Even if the government does not lift a finger to find illegal immigrants, many will come to the attention of law enforcement officials because of their violations of other laws. But, even then, there is no assurance that they will be deported — and certainly not in “sanctuary” cities.
Why are there immigration laws in the first place? For the benefit of the American people — not for the benefit of people in other countries who want to come here.
But political and media elites treat the American people as if they are the problem — a problem to be circumvented with sophistry and pious promises about border security that have not been kept in all these years since the last amnesty, decades ago.
Making an irreversible decision to add millions of people — and their dissimilar cultures — permanently to the American body politic is something that should take months of careful examination and discussion, both inside and outside of Congress. But it is likely to get less time than you would take to decide whether to buy a house, or perhaps even a car.
What should American immigration policy be?

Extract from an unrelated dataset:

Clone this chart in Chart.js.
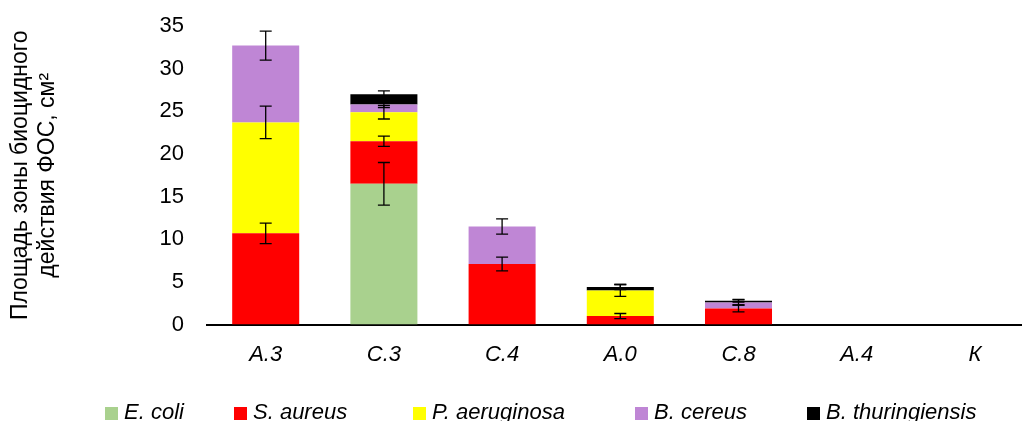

It doesn’t matter what any of us think that policy should be if the borders are not secure, because whoever wants to come across that border will come across anyway, in defiance of whatever the policy might be.
If legal benefits are conferred on illegal immigrants before the border is secured, we may as well give up any pretense that we have an immigration policy, because benefits conferred are never going to be taken back, no matter how porous the border remains.